There are a variety of reasons why Bridge loan financing is very beneficial to lenders and developers. This type of financing is non-recourse, has a flexible loan structure, enables quick decision-making process, and can be obtained for various types of properties. The financing period can range from several months up to a couple of years.
One of the main benefits of bridge loans is the speed of the process. Typically, the timeframe required for traditional bank loan processing from origination to closing can be lengthy. Especially if borrowers require a time sensitive funding solution or if the project lacks sufficient stable cash flow. Bridge loans are short-term by their nature, which in turn enables alternative lenders to significantly speed up and shorten the process vis-à-vis more traditional lenders.
To enable the above-mentioned speed of the funding process, the main factors that influence the decision-making process are the value of the property and the experience and ability of the borrower to carry out the proposed business plan for the property.
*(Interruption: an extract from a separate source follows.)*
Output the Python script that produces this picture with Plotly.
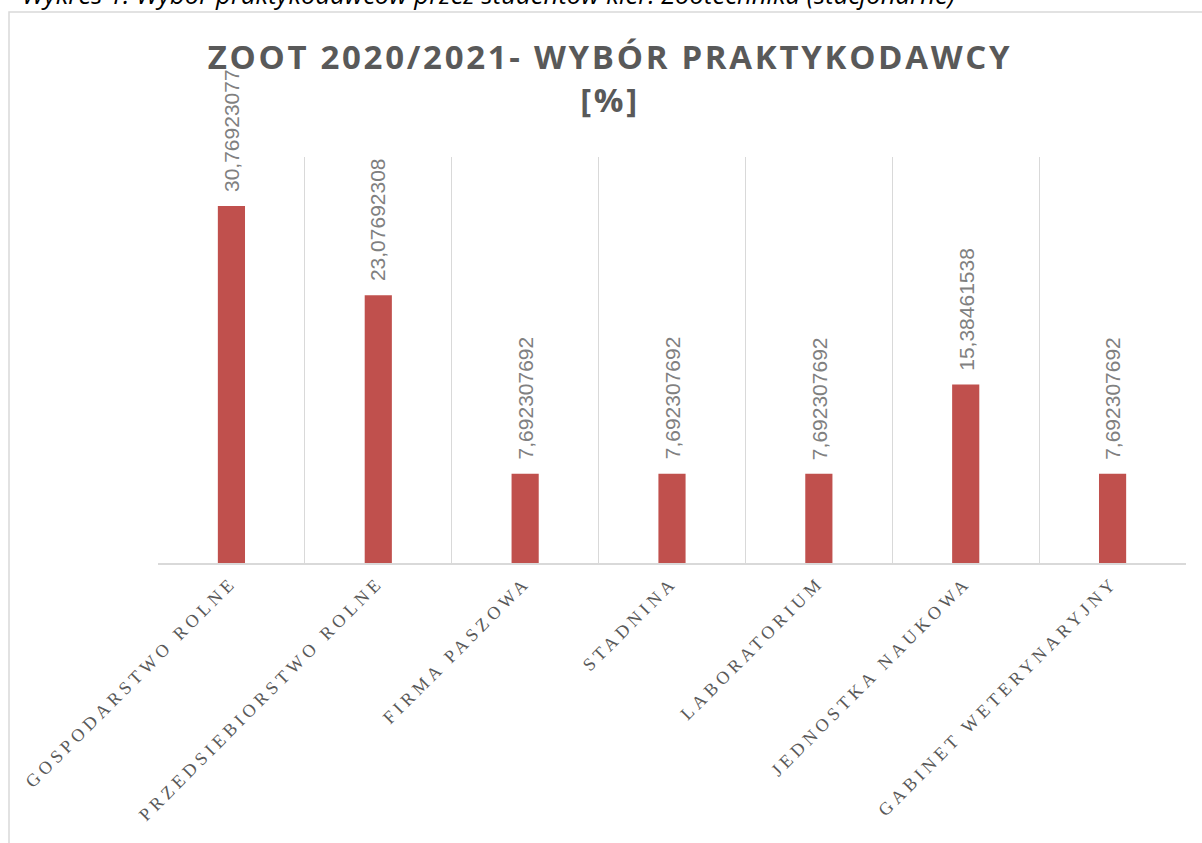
import plotly.graph_objects as go

categories = [
    "GOSPODARSTWO ROLNE",
    "PRZEDSIEBIORSTWO ROLNE",
    "FIRMA PASZOWA",
    "STADNINA",
    "LABORATORIUM",
    "JEDNOSTKA NAUKOWA",
    "GABINET WETERYNARYJNY",
]
values = [30.76923077, 23.07692308, 7.692307692, 7.692307692, 7.692307692, 15.38461538, 7.692307692]
value_labels = [f"{v:.10g}".replace(".", ",") for v in values]

title_line1 = "ZOOT 2020/2021- WYBÓR PRAKTYKODAWCY"
title_line2 = "[%]"
caption = "Wykres 1. Wybór praktykodawców przez studentów kier. Zootechnika (stacjonarne)"

W, H = 1202, 843
L, R, T, B = 158, 16, 157, 280
PW, PH = W - L - R, H - T - B

fig = go.Figure()
fig.add_trace(go.Bar(
    x=categories, y=values,
    marker=dict(color="#C0504D", line=dict(width=0)),
    width=0.185,
    hoverinfo="x+y",
))

for c, v, t in zip(categories, values, value_labels):
    fig.add_annotation(
        x=c, y=v, xref="x", yref="y", text=t, showarrow=False,
        textangle=-90, yanchor="bottom", xanchor="center", yshift=12,
        font=dict(family="Liberation Sans, Arial", size=21, color="#808080"),
    )

ticktext = [f'<span style="letter-spacing:4.3px">{c}</span>' for c in categories]

fig.update_layout(
    width=W, height=H,
    margin=dict(l=L, r=R, t=T, b=B, autoexpand=False),
    paper_bgcolor="white", plot_bgcolor="white",
    showlegend=False,
    title=dict(
        text=f'<span style="letter-spacing:2.7px"><b>{title_line1}</b><br><b>{title_line2}</b></span>',
        x=610 / W, xref="container", xanchor="center",
        y=1 - 69 / H, yref="container", yanchor="top",
        font=dict(family="Open Sans", size=33, color="#595959"),
    ),
    xaxis=dict(
        type="category",
        tickmode="array", tickvals=categories, ticktext=ticktext,
        tickson="boundaries",
        showgrid=True, gridcolor="#D9D9D9", gridwidth=1.3,
        showline=True, linecolor="#D9D9D9", linewidth=1.5,
        ticks="", tickangle=-45,
        tickfont=dict(family="Liberation Serif, DejaVu Serif, serif", size=18, color="#595959"),
        range=[-0.5, len(categories) - 0.5],
        fixedrange=True,
    ),
    yaxis=dict(
        range=[0, 35], showgrid=False, showticklabels=False, zeroline=False,
        showline=False, ticks="", fixedrange=True,
    ),
)

# chart frame (extends past the page on the right and bottom)
fig.add_shape(
    type="rect", xref="paper", yref="paper",
    x0=(9 - L) / PW, x1=1.2,
    y0=-1.0, y1=(H - B - 12) / PH,
    line=dict(color="#D9D9D9", width=1.5), fillcolor="rgba(0,0,0,0)", layer="below",
)

# caption above the chart, cut off by the page top as in the reference
fig.add_annotation(
    text=f"<i>{caption}</i>", xref="paper", yref="paper",
    x=(20 - L) / PW, xanchor="left",
    y=(H - B - 14) / PH, yanchor="bottom",
    showarrow=False,
    font=dict(family="Open Sans", size=25.7, color="#000000"),
)

fig.write_html(
    "out.html",
    config={"displayModeBar": False},
    post_script="document.body.style.margin='0';document.body.style.overflow='hidden';",
)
Therefore, bridge loans are typically non-recourse.
Bridge loans tend to be highly beneficial and often the preferred type of funding in the following:
- Redevelopment of existing properties
- Repositioning of an underperforming property
- Short closing deadlines
- Deals involving foreign nationals
- Recapitalizations/Debt Restructuring or Partner Buyouts
- Highly structured transactions
- Funding needs where traditional lenders such as banks will not approve the loan or require a lengthy and rigorous process.
Unlike in short-term financing, regulatory and other requirements impact the ability to secure longer-term loans. Therefore, bridge loans often tend to be offered by unregulated and non-traditional lenders. In addition to the normal regulatory requirements of traditional lenders in approving long-term loans, the borrower’s credit history and financial strength also play a central part in the decision process.
It is important to note that while bridge loans are the more lucrative option for various financing needs, there are also certain disadvantages that may be associated with this type of short-term financing. One such disadvantage is the higher interest rates that may be demanded, especially when properties are considered more higher risk due to renovation needs and other similar issues.
Additionally, to cap the financial exposure of the loan, many lenders will not agree to exceed 80%-85% of the property cost basis, However, this is often still higher than the threshold of traditional lenders, since bridge lenders rely on the borrower to rectify the issues that prevented the approval of long-term financing to begin with. And the upside is that once the issues are solved, the property can be sold or refinanced through traditional lending channels as it will now meet the required criteria.